Understanding Zip Files and Lambda Functions

That's not possible! Learning new and fun things about the Zip file data structure. Reading time - 2 minutes

July 7, 2020

That’s not possible!

How many times have you said this to yourself, while working on a bug?

I found myself saying it recently. Here at serverless we’ve been hard at work on a killer developer experience called components, and part of my job has been to design and build the onboarding experience.

Components are meant to be small, reusable pieces of infrastructure-as-code (think libraries or node modules, but for cloud infrastructure). People can publish components to a registry and share them with other developers. To help people get packages from the registry we sought to build a simple, one-command initialization system for the framework that would get developers up and running in the most frictionless way possible, like teflon, but for cloud development.

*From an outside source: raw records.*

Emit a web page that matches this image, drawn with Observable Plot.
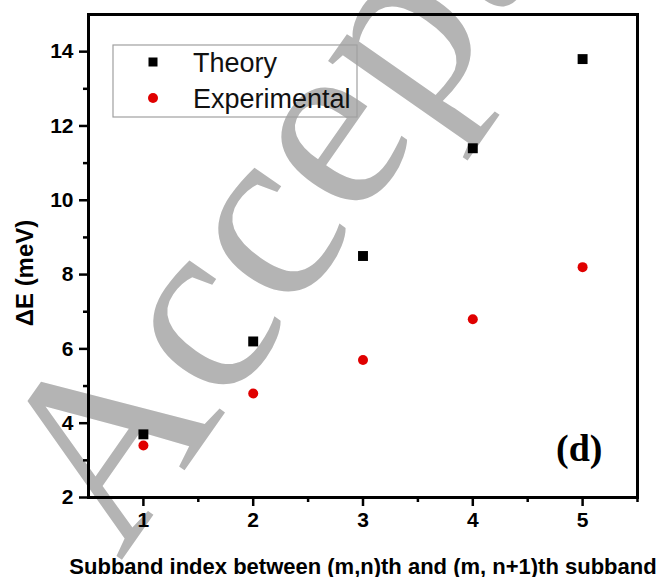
<!DOCTYPE html>
<html><head><meta charset="utf-8">
<script src="https://cdn.jsdelivr.net/npm/d3@7"></script>
<script src="https://cdn.jsdelivr.net/npm/@observablehq/plot@0.6"></script>
<style>body{margin:0;background:#fff}#chart{width:656px;height:577px}</style>
</head><body><div id="chart"></div>
<script>
const subband = [1, 2, 3, 4, 5];
const theory = [3.7, 6.2, 8.5, 11.4, 13.8];
const experimental = [3.4, 4.8, 5.7, 6.8, 8.2];
const xMajorTicks = [1, 2, 3, 4, 5];
const xMinorTicks = [1.5, 2.5, 3.5, 4.5, 5.5];
const yMajorTicks = [2, 4, 6, 8, 10, 12, 14];
const yMinorTicks = [3, 5, 7, 9, 11, 13];
const seriesNames = ["Theory", "Experimental"];
const seriesColors = ["#000000", "#e00000"];
const xTitle = "Subband index between (m,n)th and (m, n+1)th subband";
const yTitle = "\u0394E (meV)";
const panelLabel = "(d)";
const watermark = "Accepted";

const rows = subband.flatMap((s, i) => [
  {x: s, y: theory[i], series: seriesNames[0]},
  {x: s, y: experimental[i], series: seriesNames[1]}
]);

const hasAxis = typeof Plot.axisX === "function";
const axisFont = {fontSize: 21, fontWeight: "bold", fontFamily: "Liberation Sans"};

const axisMarks = hasAxis ? [
  Plot.axisX(xMajorTicks, {tickSize: 9, tickPadding: 6, strokeWidth: 2.5, label: null, ...axisFont}),
  Plot.axisX(xMinorTicks, {tickSize: 5, strokeWidth: 2.5, tickFormat: () => "", label: null}),
  Plot.axisY(yMajorTicks, {tickSize: 9, tickPadding: 6, strokeWidth: 2.5, label: null, ...axisFont}),
  Plot.axisY(yMinorTicks, {tickSize: 5, strokeWidth: 2.5, tickFormat: () => "", label: null})
] : [];

const chart = Plot.plot({
  width: 656,
  height: 577,
  marginLeft: 88,
  marginRight: 19,
  marginTop: 14,
  marginBottom: 80,
  style: {fontFamily: "Liberation Sans", fontSize: "21px", fontWeight: "bold", background: "white", color: "black"},
  x: {domain: [0.5, 5.5], ticks: xMajorTicks, tickSize: 9, label: null},
  y: {domain: [2, 15], ticks: yMajorTicks, tickSize: 9, label: null},
  marks: [
    Plot.text([watermark], {text: d => d, frameAnchor: "top-left", dx: 308, dy: 153, rotate: -55,
      fontSize: 255, fontFamily: "Liberation Serif", fontWeight: "normal", fill: "#b4b4b4",
      textAnchor: "middle", lineAnchor: "bottom"}),
    ...axisMarks,
    Plot.frame({stroke: "black", strokeWidth: 3}),
    Plot.dot(rows.filter(d => d.series === seriesNames[0]), {x: "x", y: "y", symbol: "square", r: 5.6, fill: seriesColors[0], stroke: "none"}),
    Plot.dot(rows.filter(d => d.series === seriesNames[1]), {x: "x", y: "y", symbol: "circle", r: 5, fill: seriesColors[1], stroke: "none"}),
    Plot.text([panelLabel], {text: d => d, frameAnchor: "bottom-right", dx: -35, dy: -37, textAnchor: "end", lineAnchor: "bottom",
      fontSize: 38, fontFamily: "Liberation Serif", fontWeight: "bold"}),
    Plot.text([yTitle], {text: d => d, frameAnchor: "left", dx: -63, dy: 17, rotate: -90, textAnchor: "middle",
      fontSize: 24, fontWeight: "bold", fontFamily: "Liberation Sans"}),
    Plot.text([xTitle], {text: d => d, frameAnchor: "bottom", dx: 0, dy: 76, textAnchor: "middle", lineAnchor: "bottom",
      fontSize: 22, fontWeight: "bold", fontFamily: "Liberation Sans"})
  ]
});

document.getElementById("chart").appendChild(chart);

// in-plot legend
const svg = d3.select(chart);
const lg = svg.append("g").attr("font-family", "Liberation Sans").attr("font-size", 27)
  .attr("font-weight", "normal").attr("text-anchor", "start");
lg.append("rect").attr("x", 113).attr("y", 45).attr("width", 244).attr("height", 72)
  .attr("fill", "none").attr("stroke", "#a0a0a0").attr("stroke-width", 1.2);
lg.append("rect").attr("x", 148.5).attr("y", 57.5).attr("width", 9).attr("height", 9).attr("fill", seriesColors[0]);
lg.append("circle").attr("cx", 153).attr("cy", 98).attr("r", 5).attr("fill", seriesColors[1]);
lg.append("text").attr("x", 193).attr("y", 72).attr("fill", "#111").text(seriesNames[0]);
lg.append("text").attr("x", 193).attr("y", 108).attr("fill", "#111").text(seriesNames[1]);
</script>
</body></html>
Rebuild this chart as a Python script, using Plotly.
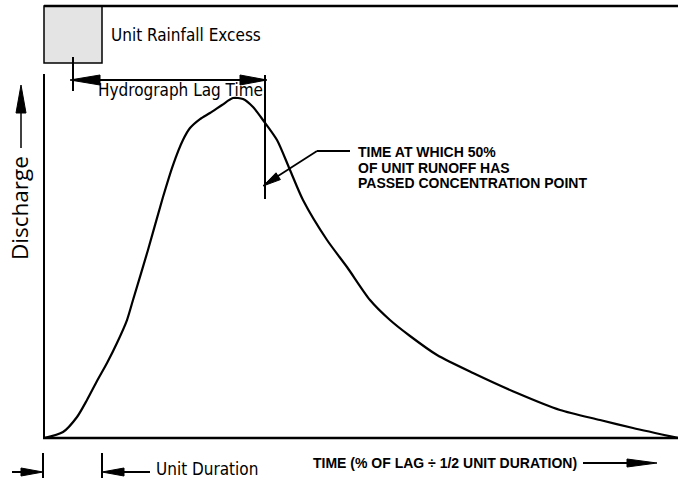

The init command does a lot of things, but for the sake of brevity, let’s say it fetched a zip archive from the component registry, inflated/extracted it, and pre-configured attributes in the serverless.yml file for the developer.

The publish command was mostly the process in reverse. We’d gather up the files in the workspace, generate a new serverless.yml file based on the existing serverless.yml file in the workspace, compress them, and push a component to the registry.

The impossible bug

As I began testing the init command end-to-end, I saw that the serverless.yml file that was unzipped from the registry seemed to include attributes that we didn’t store in the template.

However - when I manually unzipped the file on my macbook, the serverless.yml files It appeared to be the newly generated file, exactly as we’d expect the publish command to do.

I stepped through the code once more and scratched my head - the code says that the original serverless.yml file lived in the zip file - and that the generated serverless.yml file was missing!

How could this be possible? How could one copy of an unzipped archive contain different files than ANOTHER copy of the very same archive?!

Proving my assumptions wrong

Eventually I tried using unzip on the file and was greeted with the strangest message: Two files with the same name in the same directory of the same zip file.

There were two serverless.yml files in the same directory inside of the zip file.

Although some filesystems over the years have supported multiple files with the same name in the same directory, on most systems the filename must be unique to the directory the file is in. This is true for HFS, NTFS (unless you really break it), and ext4.

However in a zip archive, files are identified by a metadata header, which includes the filename. This means that it’s totally possible to put two files with the same name in the same zip archive. Internal structure of a zip file, image by wikipediaInternal structure of a zip file, image by wikipedia

I inadvertently discovered that adm-zip would silently overwrite one file with the other when extracting into a directory. As it turns out, MacOS does the same thing - however both utilities seemed to pick different files. unzip will ask you what to do with the duplicate file, which leads me to suspect that this is a known edge case with zip files, and that the decision regarding what to do in this case has been largely left up to the author of the library.

Fixing the bug and closing thoughts

When a user would run the publish command, internally the framework would build up an array of files to include in the zipped package. Additionally we’d add the serverless.yml file into the array, modifying it so it could be used as a package in the registry. This inadvertently led to two serverless.yml files being happily written to the registry zip archive. I simply had to modify the publish tree-walking algorithm to skip any serverless.yml files that the author may have inadvertently left in the package root.

It was fun to learn that an assumption I’ve held since my earliest interactions with computers is completely baseless - it’s totally possible to have more than one file with the same name in the same directory (in a zip archive, anyway).